Debbie Klein, chief executive, Engine
"Although the figures have got marginally better since I produced my report, they are still woeful. And it’s not mainly because of a macho culture, which isn’t much of an issue any more. One reason is that there are so few women role models. That won’t improve while creative departments just recruit people in their own image. Also, there are now so many other opportunities for women with good design and writing skills. Women at college need to be convinced by the industry that it wants them and by female creative directors that agencies are places where they can develop their careers."
Kate Stanners, executive creative director, Saatchi & Saatchi
"Although there’s almost an equal split between male and female students doing advertising courses at art colleges, the drop-out rate among women tends to be a lot higher. I think it’s because they find it harder to take the knocks in male-dominated and ego-driven creative departments and, later, because they want to start families. There are a lot of fantastic women creatives now freelancing. Maybe it will change as creative departments broaden and embrace more people with a wide range of backgrounds from digital to design and film production. Perhaps more women will arrive via these routes."

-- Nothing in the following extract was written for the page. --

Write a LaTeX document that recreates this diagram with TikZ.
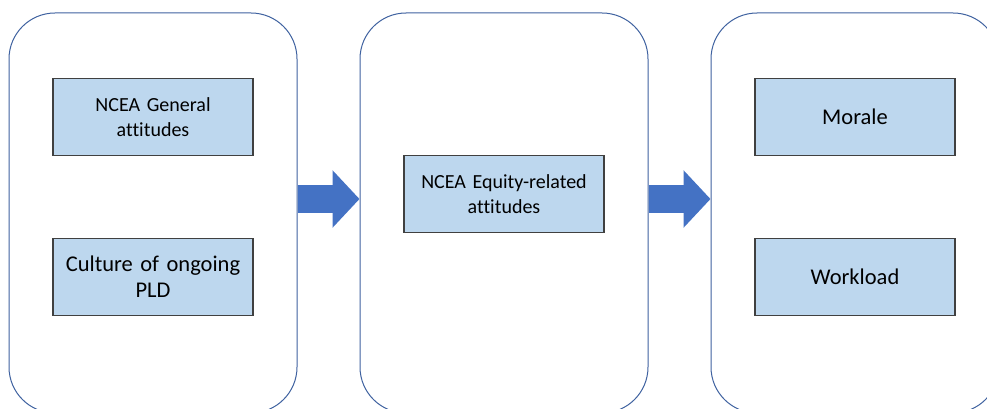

Rosie Arnold, deputy executive creative director, Bartle Bogle Hegarty
"One of the reasons why women have found it so difficult is because, for years, creative directors who sold the work, and clients who bought it, were mostly men. And because men and women often like different things, female creatives can find it quite hard to get their ideas accepted. Yet, despite the small percentage, I believe the situation is going to get better as more women reach senior positions both in agencies and client companies. You can already sense a change with the latest Harvey Nichols work and the John Lewis Christmas commercial, which are more female-oriented."